When a request for a meal is received, an email is sent to volunteers close to the request, and those interested can choose to take up the request, though Teisher stresses that with a volunteer pool of 193, they are not locked into a particular level of commitment.
In 2023, Eat Share served 30 families, totaling 80 individuals, and so far, in 2024, they have served 96 families, delivering 178 meals.
What makes their work even more incredible is the fact that Eat Share is entirely donor-based.
“What that means is we haven’t received any grants like some of the other local nonprofits that do food service might receive,” Teisher explained.
“Largely, when our volunteers sign up and agree to do a meal they are purchasing those ingredients themselves,” she said, though sometimes gift cards are offered to help lighten that cost.
“We have a program called Food Forward that is meant to reduce food waste while addressing food insecurity,” Teisher explained.

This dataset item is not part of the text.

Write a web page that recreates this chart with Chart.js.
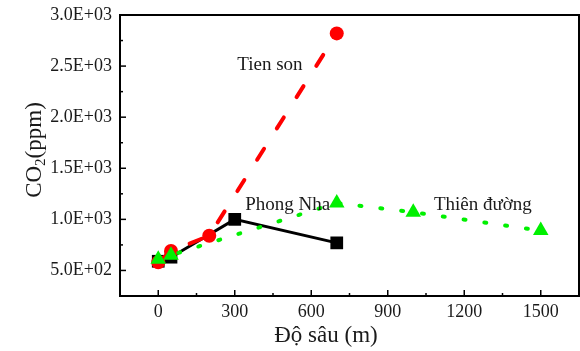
<!DOCTYPE html>
<html>
<head>
<meta charset="utf-8">
<script src="https://cdn.jsdelivr.net/npm/chart.js@4"></script>
<style>
  html, body { margin: 0; padding: 0; background: #fff; overflow: hidden; }
  #wrap { width: 580px; height: 351px; position: relative; }
  canvas { display: block; }
</style>
</head>
<body>
<div id="wrap"><canvas id="myChart"></canvas></div>
<script>
// data
const phongNhaDepth = [0, 50, 300, 700];
const phongNhaCO2 = [590, 630, 1000, 770];
const tienSonDepth = [0, 50, 200, 700];
const tienSonCO2 = [580, 690, 840, 2820];
const thienDuongDepth = [0, 50, 700, 1000, 1500];
const thienDuongCO2 = [610, 650, 1160, 1070, 890];
const xLabelTicks = [0, 300, 600, 900, 1200, 1500];
const yLabelTicks = [500, 1000, 1500, 2000, 2500, 3000];

// text labels placed in data units
const seriesLabels = [
    { text: 'Tien son', x: 438, y: 2510 },
    { text: 'Phong Nha', x: 508, y: 1143 },
    { text: 'Thiên đường', x: 1273, y: 1143 }
];

const serif = "'Liberation Serif', 'Times New Roman', serif";
const textColor = '#1a1a1a';

function toPoints(xs, ys) {
    return xs.map((x, i) => ({ x: x, y: ys[i] }));
}

function sciLabel(v) {
    let parts = v.toExponential(1).split('e');
    let exp = parts[1];
    return parts[0] + 'E' + exp[0] + exp.slice(1).padStart(2, '0');
}

// frame, inward ticks, axis titles and text labels
const framePlugin = {
    id: 'frame',
    afterDraw(chart) {
        const ctx = chart.ctx;
        const area = chart.chartArea;
        const xs = chart.scales.x;
        const ys = chart.scales.y;
        ctx.save();
        ctx.strokeStyle = '#000';
        ctx.lineWidth = 2;
        ctx.strokeRect(area.left, area.top, area.right - area.left, area.bottom - area.top);

        ctx.lineWidth = 1.5;
        for (let v = -150; v <= 1650; v += 150) {
            let px = xs.getPixelForValue(v);
            let len = (v % 300 === 0) ? 6 : 3;
            ctx.beginPath();
            ctx.moveTo(px, area.bottom);
            ctx.lineTo(px, area.bottom - len);
            ctx.stroke();
        }
        for (let v = 250; v <= 3000; v += 250) {
            let py = ys.getPixelForValue(v);
            let len = (v % 500 === 0) ? 6 : 3;
            ctx.beginPath();
            ctx.moveTo(area.left, py);
            ctx.lineTo(area.left + len, py);
            ctx.stroke();
        }

        ctx.fillStyle = textColor;
        ctx.font = '19px ' + serif;
        ctx.textAlign = 'center';
        ctx.textBaseline = 'middle';
        for (let i = 0; i < seriesLabels.length; i++) {
            const lab = seriesLabels[i];
            ctx.fillText(lab.text, xs.getPixelForValue(lab.x), ys.getPixelForValue(lab.y));
        }

        // x title, sits a bit left of the plot centre in the original
        ctx.font = '23px ' + serif;
        ctx.fillText('Độ sâu (m)', 326, 336);

        // y title with a real subscript 2
        ctx.translate(35, 150);
        ctx.rotate(-Math.PI / 2);
        ctx.textAlign = 'left';
        ctx.textBaseline = 'middle';
        const bigFont = '23px ' + serif;
        const subFont = '15px ' + serif;
        ctx.font = bigFont;
        const w1 = ctx.measureText('CO').width;
        const w3 = ctx.measureText('(ppm)').width;
        ctx.font = subFont;
        const w2 = ctx.measureText('2').width;
        let x0 = -(w1 + w2 + w3) / 2;
        ctx.font = bigFont;
        ctx.fillText('CO', x0, 0);
        ctx.font = subFont;
        ctx.fillText('2', x0 + w1, 6);
        ctx.font = bigFont;
        ctx.fillText('(ppm)', x0 + w1 + w2, 0);
        ctx.restore();
    }
};

const ctx = document.getElementById('myChart');

new Chart(ctx, {
    type: 'line',
    data: {
        datasets: [{
            label: 'Thiên đường',
            data: toPoints(thienDuongDepth, thienDuongCO2),
            borderColor: '#00f000',
            backgroundColor: '#00f000',
            borderWidth: 4,
            borderDash: [2, 19],
            borderCapStyle: 'round',
            pointStyle: 'triangle',
            pointRadius: 9,
            pointBorderWidth: 0,
            order: 1
        }, {
            label: 'Tien son',
            data: toPoints(tienSonDepth, tienSonCO2),
            borderColor: '#ff0000',
            backgroundColor: '#ff0000',
            borderWidth: 4,
            borderDash: [13, 24],
            borderCapStyle: 'round',
            pointStyle: 'circle',
            pointRadius: 7,
            pointBorderWidth: 0,
            order: 2
        }, {
            label: 'Phong Nha',
            data: toPoints(phongNhaDepth, phongNhaCO2),
            borderColor: '#000000',
            backgroundColor: '#000000',
            borderWidth: 3,
            pointStyle: 'rect',
            pointRadius: 9,
            pointBorderWidth: 0,
            order: 3
        }]
    },
    options: {
        responsive: true,
        maintainAspectRatio: false,
        animation: false,
        layout: {
            autoPadding: false, // otherwise the big markers push the right edge in
            padding: { top: 15, right: 1, left: 0, bottom: 0 }
        },
        plugins: {
            legend: { display: false },
            tooltip: { enabled: false }
        },
        elements: { line: { tension: 0 } },
        scales: {
            x: {
                type: 'linear',
                min: -150,
                max: 1650,
                // tickLength only pushes the labels down; grid itself is hidden
                grid: { display: false, drawTicks: true, tickLength: 5 },
                border: { display: false },
                ticks: {
                    stepSize: 150,
                    autoSkip: false,
                    maxRotation: 0,
                    padding: 0,
                    color: textColor,
                    font: { family: serif, size: 18 },
                    callback: v => xLabelTicks.includes(v) ? String(v) : ''
                },
                title: { display: false },
                afterFit(scale) { scale.height = 55; }
            },
            y: {
                type: 'linear',
                min: 250,
                max: 3000,
                grid: { display: false, drawTicks: true, tickLength: 8 },
                border: { display: false },
                ticks: {
                    stepSize: 250,
                    autoSkip: false,
                    padding: 0,
                    color: textColor,
                    font: { family: serif, size: 18 },
                    callback: v => yLabelTicks.includes(v) ? sciLabel(v) : ''
                },
                title: { display: false },
                afterFit(scale) { scale.width = 120; }
            }
        }
    },
    plugins: [framePlugin]
});
</script>
</body>
</html>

The program partners with restaurants, grocery stores and caterers to provide any leftover food to Eat Share to redistribute it to individuals and families in the community who are open to being notified whenever we have something available,” she explained.
For Teisher, as a social worker, the need throughout the community is what continues to drive her passion.
“I really want to see the stigma change around the idea of what it means to be in need,” she said.
“Because most people are just one bad day away from really needing the help of someone else and being able to ask for that help take so much courage, and we really want we really want to highlight that and be able to be able to just show that there are innovative ways that we can help our neighbors and we don’t have to put any shame around that,” she said.
“We welcome anyone who wants to join us,” Teisher said.
“I try to keep our volunteers in their own communities when they’re delivering, and so many have responded, ‘oh my goodness, that meal recipient lives just down the road, and I told them if they need anything, to let me know, now that we know each other,’ so building that community and bringing people in touch with their own neighbors just fills my heart,” Teisher said.